Second, there’s an exclamation mark at the end of the dialogue. Do you remember way back in your elementary school days when you learned about what the different punctuation does in the sentence? Exclamation marks show excitement (there’s that word again) or suggest some form of elevated tone. In my mind, I always think of sentences with exclamation points even as being said a little louder than the others.

So saying “she exclaimed” really doesn’t add anything to this sentence. Readers will have already figured out how she said it by the time the sentence ends.

Let’s look at an example that doesn’t add anything and that might actually distract from the dialogue:

“How dare you go behind my back like that?” he growled.

This sentence doesn’t have as many obvious indicators, but the ones that are there are still clear. For example, this character says, “How dare you.” How many of us say that phrase when we’re excited someone else has done something? I’d bet that’s pretty rare. So readers can assume in this situation, and with given context clues of what’s going on in the dialogue or action surrounding this, that this character is angry. The character also mentions that this person went behind their back. That’s almost never a good thing. So even without the dialogue tag of “he growled,” readers already know he’s angry about something the other character did.

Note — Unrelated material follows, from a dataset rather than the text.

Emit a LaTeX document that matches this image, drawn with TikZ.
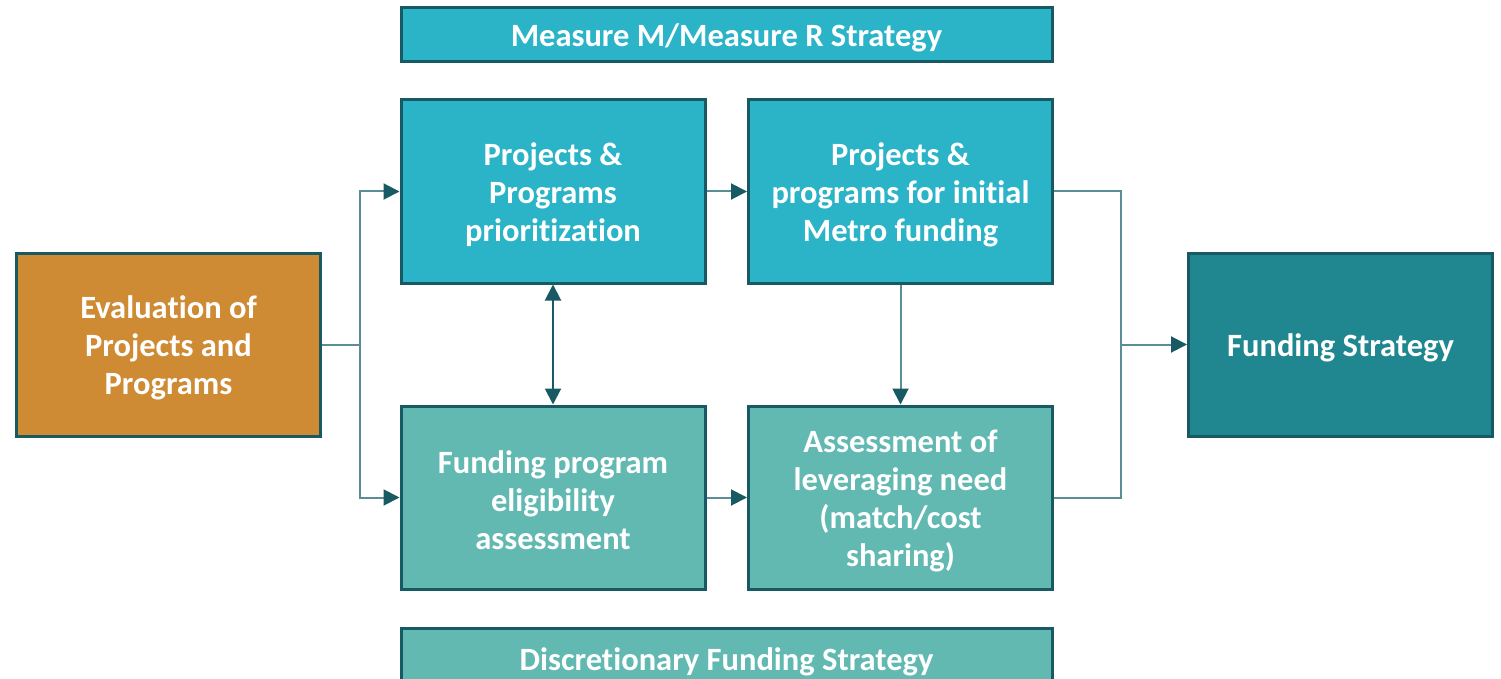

This specific dialogue tag tends to take readers out of the story as well. I’ve heard many readers complain that when they see something like “he growled,” they can’t help but picture the character actually growling like a dog or some other animal. Unless you’re writing a paranormal story where this character’s a werewolf or something like that, that could be a really quick way of snatching readers out of the story and disrupting the magic of the story, whereas if we’d just said, “he asked,” readers see the indicator that we’re just reminding them who’s speaking, and they’ll continue on with very little distraction.

Action Tags

Action tags are breaks in the dialogue that show what the character’s doing while they’re speaking. These can be very useful in making sure readers stay grounded in the story, and they’re great replacements for when you don’t feel like said or asked fit well with the dialogue tag.

The main issue I see with these is punctuating them as if they were dialogue tags. Action tags should be punctuated like separate sentences. Let’s look at some examples.

In our first example (“I can’t wait to see you!”), it might be kind of strange to say, “she said,” at the end of the dialogue since the tone is more elevated here. But what do you do if you do need to indicate who’s saying this? You can show what the character is doing while she says this.

She jumped to her feet and spun around. “I can’t wait to see you!”

Since we’re talking about the character right before the dialogue, readers can assume that “she” is the one who’s talking here. This would also work if we put the action tag after the dialogue.

In our second example (“How dare you go behind my back like that?”) it might be odd to say “he asked” for similar reasons. So how can we fix this one?

“How dare you go behind my back like that?” He punched the wall on his left, leaving a fist sized hole.

This emphasizes that the character was angry without us having to put too much attention on something that doesn’t move the story along. Instead, the action tag gets the characters moving, which can hold readers’ attention and keep them locked into the story.

Exceptions

As with all writing rules, there are exceptions to these rules. Most of these exceptions deal with describing how the character’s saying the dialogue when that can’t be made clear from the words in the dialogue itself. For example, dialogue tags using words like whispered and yelled are still common enough that they don’t draw too much attention (as long as they’re not being used all the time), and they help readers picture how quiet or loud the dialogue is.

You may even find that your dialogue tags show you where your dialogue can be strengthened to be more clear by itself! Work through your novel with these things in mind, and let me know how it goes!